Beispiel Bildungsraum Nordwestschweiz: «Checks» als Leistungstests

Beispiele für standardisierte Leistungstests mit hoher Vergleichbarkeit finden sich beispielsweise in den Kantonen Aargau, Basel-Landschaft, Basel-Stadt und Solothurn, wo sogenannte «Checks» zur schulischen Standortbestimmung durchgeführt werden. Es gibt vier obligatorische Checks, wovon zwei in der Primarstufe (3. und 5. Klasse) und zwei in der Sekundarstufe I (2. und 3. Klasse) absolviert werden. Die Tests heissen Check P3, P5, S2 und S3 und sind weder promotionswirksam noch haben sie eine schulische Selektionsfunktion.
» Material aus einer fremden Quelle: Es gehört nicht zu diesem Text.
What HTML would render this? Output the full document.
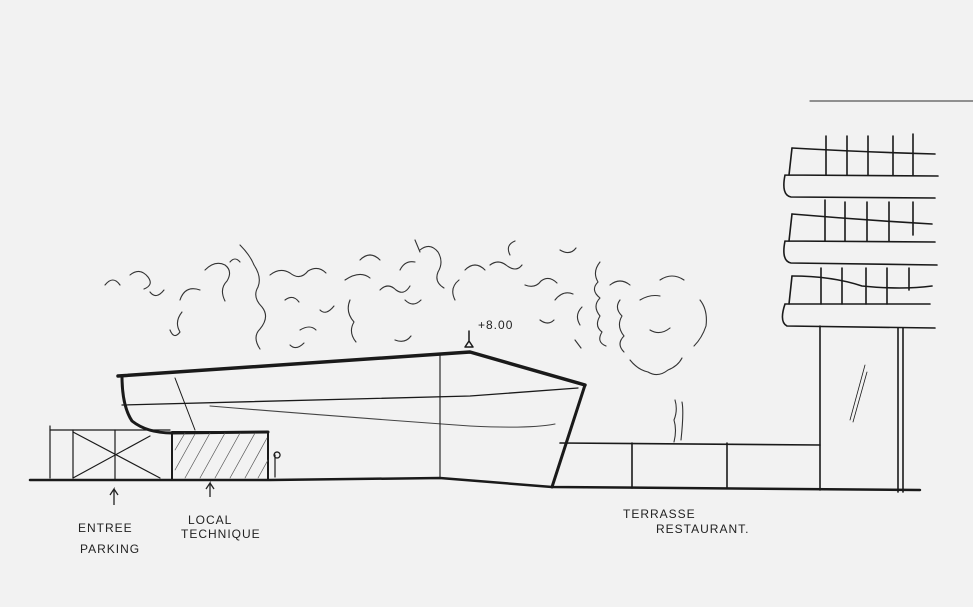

Allerdings geben sie nicht nur Aufschluss über die Leistung eines Schülers oder einer Schülerin innerhalb eines Kompetenzbereichs (in Form einer Punkteskala, die von 0 bis 1200 reicht), sondern ermöglichen auch den Vergleich mit anderen Schülerinnen und Schülern (in Form von grauen Balken, die die mittleren 90 Prozent bzw. 50 Prozent aller Ergebnisse markieren). Im Gegensatz zu Schulnoten können diese Leistungstests sowohl über die verschiedenen Klassen- und Leistungszüge hinaus als auch in einer zeitlichen Dimension verglichen werden, da bis zur 3. Sekundarklasse die gleiche Skala verwendet wird und die Fortschritte des Einzelnen auf diese Weise klar ersichtlich sind. Ein weiterer Vorteil der Checks S2 und S3 besteht darin, dass die Ergebnisse mit den Anforderungsprofilen verlinkt sind. So können Schülerinnen und Schüler ihre Leistung mit den Anforderungen eines spezifischen Berufs vergleichen und für die Berufswahl nutzen. Der Profilabgleich bedingt allerdings, dass die Anforderungsprofile stets aktuell sind.